• Raw data
......
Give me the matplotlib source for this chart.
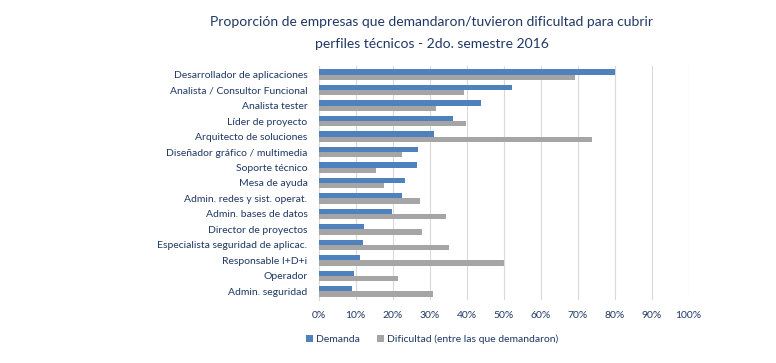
import matplotlib
matplotlib.use("Agg")
import matplotlib.pyplot as plt
import numpy as np

categories = [
    "Desarrollador de aplicaciones",
    "Analista / Consultor Funcional",
    "Analista tester",
    "Líder de proyecto",
    "Arquitecto de soluciones",
    "Diseñador gráfico / multimedia",
    "Soporte técnico",
    "Mesa de ayuda",
    "Admin. redes y sist. operat.",
    "Admin. bases de datos",
    "Director de proyectos",
    "Especialista seguridad de aplicac.",
    "Responsable I+D+i",
    "Operador",
    "Admin. seguridad",
]
demanda = [80.0, 52.4, 44.0, 36.4, 31.1, 26.9, 26.6, 23.3, 22.7, 19.9, 12.2, 11.9, 11.2, 9.6, 9.1]
dificultad = [69.3, 39.2, 31.8, 39.9, 73.9, 22.5, 15.5, 17.7, 27.3, 34.5, 27.9, 35.3, 50.0, 21.5, 30.9]

txt = "#1F3864"
blue = "#4F81BD"
gray = "#A5A5A5"

plt.rcParams['font.family'] = ['Lato', 'DejaVu Sans']

fig = plt.figure(figsize=(7.76, 3.63), dpi=100)
ax = fig.add_axes([318.5 / 776, 63 / 363, 370 / 776, 1 - 63 / 363 - 66 / 363])

y = np.arange(len(categories))
h = 0.33
ax.barh(y - h / 2, demanda, height=h, color=blue, label="Demanda", zorder=3)
ax.barh(y + h / 2, dificultad, height=h, color=gray,
        label="Dificultad (entre las que demandaron)", zorder=3)

ax.set_xlim(0, 100)
ax.set_ylim(len(categories) - 0.5 + 0.05, -0.5 - 0.05)
ax.set_yticks(y)
ax.set_yticklabels(categories, color=txt, fontsize=7.5)
ax.set_xticks(np.arange(0, 101, 10))
ax.set_xticklabels([f"{v}%" for v in range(0, 101, 10)], color=txt, fontsize=7.5)
ax.tick_params(length=0, pad=8)
ax.tick_params(axis='y', pad=8)
ax.grid(axis='x', color="#D9D9D9", linewidth=0.8, zorder=0)
for s in ["top", "right", "bottom"]:
    ax.spines[s].set_visible(False)
ax.spines["left"].set_color("#D9D9D9")

fig.text(432 / 776, 1 - 22 / 363, "Proporción de empresas que demandaron/tuvieron dificultad para cubrir",
         ha="center", va="center", color=txt, fontsize=10)
fig.text(432 / 776, 1 - 44 / 363, "perfiles técnicos - 2do. semestre 2016",
         ha="center", va="center", color=txt, fontsize=10)

ax.legend(loc="center left", bbox_to_anchor=(-0.06, -0.167), ncol=2, frameon=False,
          fontsize=7.5, labelcolor=txt, handlelength=0.7, handleheight=0.7,
          handletextpad=0.3, columnspacing=1.6)

fig.savefig("out.png", dpi=100)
......
• What to do
Skip every picture and transcribe the data above exactly.

• Finished exercise
Give me the matplotlib source for this chart.
import matplotlib
matplotlib.use("Agg")
import matplotlib.pyplot as plt
import numpy as np

categories = [
    "Desarrollador de aplicaciones",
    "Analista / Consultor Funcional",
    "Analista tester",
    "Líder de proyecto",
    "Arquitecto de soluciones",
    "Diseñador gráfico / multimedia",
    "Soporte técnico",
    "Mesa de ayuda",
    "Admin. redes y sist. operat.",
    "Admin. bases de datos",
    "Director de proyectos",
    "Especialista seguridad de aplicac.",
    "Responsable I+D+i",
    "Operador",
    "Admin. seguridad",
]
demanda = [80.0, 52.4, 44.0, 36.4, 31.1, 26.9, 26.6, 23.3, 22.7, 19.9, 12.2, 11.9, 11.2, 9.6, 9.1]
dificultad = [69.3, 39.2, 31.8, 39.9, 73.9, 22.5, 15.5, 17.7, 27.3, 34.5, 27.9, 35.3, 50.0, 21.5, 30.9]

txt = "#1F3864"
blue = "#4F81BD"
gray = "#A5A5A5"

plt.rcParams['font.family'] = ['Lato', 'DejaVu Sans']

fig = plt.figure(figsize=(7.76, 3.63), dpi=100)
ax = fig.add_axes([318.5 / 776, 63 / 363, 370 / 776, 1 - 63 / 363 - 66 / 363])

y = np.arange(len(categories))
h = 0.33
ax.barh(y - h / 2, demanda, height=h, color=blue, label="Demanda", zorder=3)
ax.barh(y + h / 2, dificultad, height=h, color=gray,
        label="Dificultad (entre las que demandaron)", zorder=3)

ax.set_xlim(0, 100)
ax.set_ylim(len(categories) - 0.5 + 0.05, -0.5 - 0.05)
ax.set_yticks(y)
ax.set_yticklabels(categories, color=txt, fontsize=7.5)
ax.set_xticks(np.arange(0, 101, 10))
ax.set_xticklabels([f"{v}%" for v in range(0, 101, 10)], color=txt, fontsize=7.5)
ax.tick_params(length=0, pad=8)
ax.tick_params(axis='y', pad=8)
ax.grid(axis='x', color="#D9D9D9", linewidth=0.8, zorder=0)
for s in ["top", "right", "bottom"]:
    ax.spines[s].set_visible(False)
ax.spines["left"].set_color("#D9D9D9")

fig.text(432 / 776, 1 - 22 / 363, "Proporción de empresas que demandaron/tuvieron dificultad para cubrir",
         ha="center", va="center", color=txt, fontsize=10)
fig.text(432 / 776, 1 - 44 / 363, "perfiles técnicos - 2do. semestre 2016",
         ha="center", va="center", color=txt, fontsize=10)

ax.legend(loc="center left", bbox_to_anchor=(-0.06, -0.167), ncol=2, frameon=False,
          fontsize=7.5, labelcolor=txt, handlelength=0.7, handleheight=0.7,
          handletextpad=0.3, columnspacing=1.6)

fig.savefig("out.png", dpi=100)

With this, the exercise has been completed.